STATE of Maine v. Robert WEST.
[¶ 1] Robert West appeals the order of the Superior Court (Penobscot County,1 Mead, C.J.) revoking his probation for failure to comply with conditions of probation imposed as part of his 1995 sentence for gross sexual assault.2 As grounds for appeal, West asserts insufficiency of the evidence and ineffective assistance of counsel. Because the appeal is improperly before us as a direct appeal, we must dismiss the appeal.
[¶ 2] Pursuant to 17-A M.R.S.A. § 1207(2) (Supp.1999), one whose probation has been revoked by the Superior Court “may not appeal as of right,” but must satisfy the requirements of M.R.Crim. P. 37F, 37G and 37H. Rule 37F provides that the defendant must file a notice of appeal in the Superior Court within 20 days of the entry of the probation revocation order. See M.R.Crim. P. 37F(b) & (c). West satisfied this requirement. However, within the next 20 days, the defendant must file with the Law Court a memorandum giving “specific and substantive reasons” why a certificate of probable cause should issue. See M.R.Crim. P. 37F(d). West failed to file a timely memorandum seeking a certificate of probable cause. After review, the Law Court may grant a certificate of probable cause, which is a prerequisite to consideration of the appeal on the merits. See M.R.Crim. P. 37F(h) & (i). West did not follow the proper procedures for consideration of an appeal of a probation revocation order. Instead, he filed an appellate brief on March 27, 2000. Accordingly, West's appeal is dismissed for failure to comply with the filing requirements of M.R.Crim. P. 37F.3
The entry is:
1. This case was transferred to Penobscot County for hearing on the revocation motion, following which it was transferred back to Aroostook County.

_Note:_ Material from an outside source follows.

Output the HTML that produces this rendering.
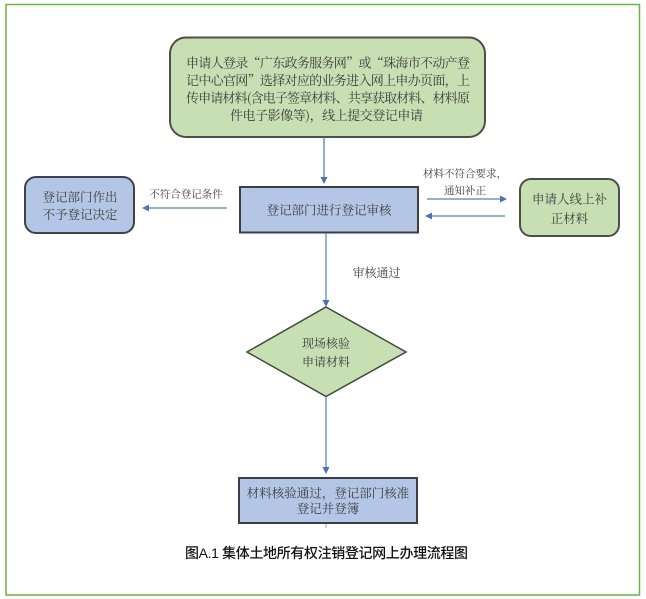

2. A previous appeal of a probation revocation order was denied. State v. West, Mem. 98-53. This appeal involves the fifth and sixth probation revocation proceedings in this case.
3. Because a court communication may have misled West to brief the action as a direct appeal, we have also reviewed the matter as if it had been properly presented through the certificate of probable cause process. From the record it is apparent that a certificate of probable cause would not have issued. The evidence supporting the revocation of probation is very substantial, and the evidence of any prejudice from any alleged ineffective assistance of counsel is totally lacking, even assuming that the ineffective assistance of counsel issue could have been considered on direct appeal.